One last emerging direction we wish to mention are machine-learning approaches, such as graph-based neural networks, that allow for examples of arbitrary size. One appeal of such approaches is that large amounts of world knowledge can be captured in graphs; for example, people, places, and things can be represented as nodes in the graph and relations – motherOf, worksFor, receivedDegreeFrom, etc. – can be represented as links between nodes. Graph neural networks, due to their irregular shapes and sizes that vary across training examples, involve calculations that stress the capabilities of traditional neural-network platforms.
Impact on program properties
These innovations in ML are happening rapidly and are creating large business value. At the same time, they are creating immense needs and opportunities on other portions of the physical infrastructure and software stack that run these algorithms.
First, different algorithms end up having different program properties.
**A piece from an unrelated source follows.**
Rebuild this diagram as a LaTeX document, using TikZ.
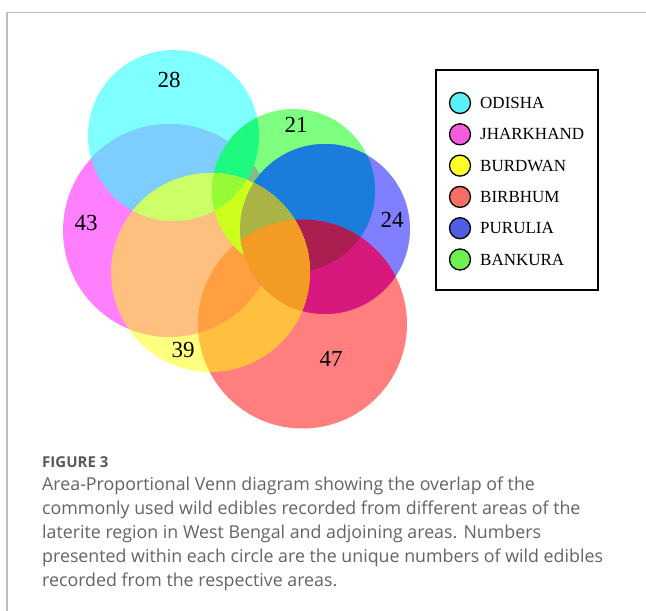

Our simple and informal terminology to characterize program behavior into three classes is as follows:
- Nicely shaped computation and embarrassingly parallel: for example, millions of 3x3 convolutions happening in parallel.
- Nicely shaped computation but limited parallelism: for example, the vector-matrix computation of a single LSTM node in a chain of LSTM nodes.
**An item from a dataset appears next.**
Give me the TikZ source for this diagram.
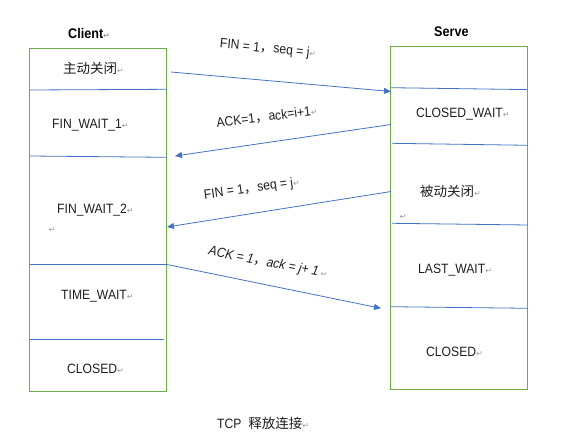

- Irregularly shaped computation: for example, the aggregation phase in a graph-convolution network.
As algorithms have evolved, how much of their time is spent on these three classes has changed. Even for a given algorithm, based on whether an application is doing learning or prediction (possibly on a large batch of examples simultaneously), the balance changes. Finally, as the algorithms get more sophisticated and ambitious, their nuances end up creating further subtlety within what we are coarsely describing as nicely shaped and irregularly shaped, and the levels of parallelism. Recently, a SIGARCH blog entry titled, “Deep Learning: It’s Not All About Recognizing Cats and Dogs” showed that, based on measured data on Facebook’s ML workloads, less than 30% of computation cycles was spent on image processing. They also introduce a more sophisticated and hardware-oriented characterization of application needs.
Impact on hardware
These program properties hint at the diversity that compilers, run-time engines, and hardware need to support. Merely supporting matrix multiplication globally mapped on a chip will simply not cut it anymore.
While GPUs are the state-of-the-art today, hardware solutions that provide the four properties outlined below are strongly positioned to overtake GPUs in the coming years:
1. User friendly — First, the hardware + software stack must be user-friendly. They must be able to execute the languages and frameworks like Tensorflow, Pytorch, etc. that data scientists operate in. GPUs are the state of the art here, and new hardware solutions need to provide software capability that is at least as good as a GPU.
2. Durable, time-scalable, reprogrammable — Second, future hardware architectures should provide durability as a first-order primitive, meaning that the solution is scalable in time, or future proof, in order to deliver high performance across algorithm experimentation, development, and deployment. They need to be reprogrammable and be able to support a diverse set of workloads even when not well matched. Coding and optimizing algorithms for GPUs is a specialist skill, and GPUs offer limited accessibility to the data scientist for novel approaches. Allowing ways for data scientists to more easily manipulate and extract efficiency from the hardware would make alternative architectures attractive for adoption.
3. Dynamic — Third, workload consolidation and elasticity needs in a production deployment make support for dynamism as a first-class primitive necessary. Thus the hardware and software stacks must naturally provide support for virtualization, migration, and other aspects of hyperscale deployment.
4. High-Performance and efficient — Fourth and finally, the solutions must be at least competitive on performance and power efficiency.
A clean-slate chip design
A new, clean-slate chip design is needed for the Age of AI. Existing solutions such as CPUs and GPUs are simply not up to the task anymore. New chips will need to be user-friendly, durable, reprogrammable, time-scalable, dynamic, and efficient in order to keep up with the rigorous demands of neural networks and their more sophisticated algorithms.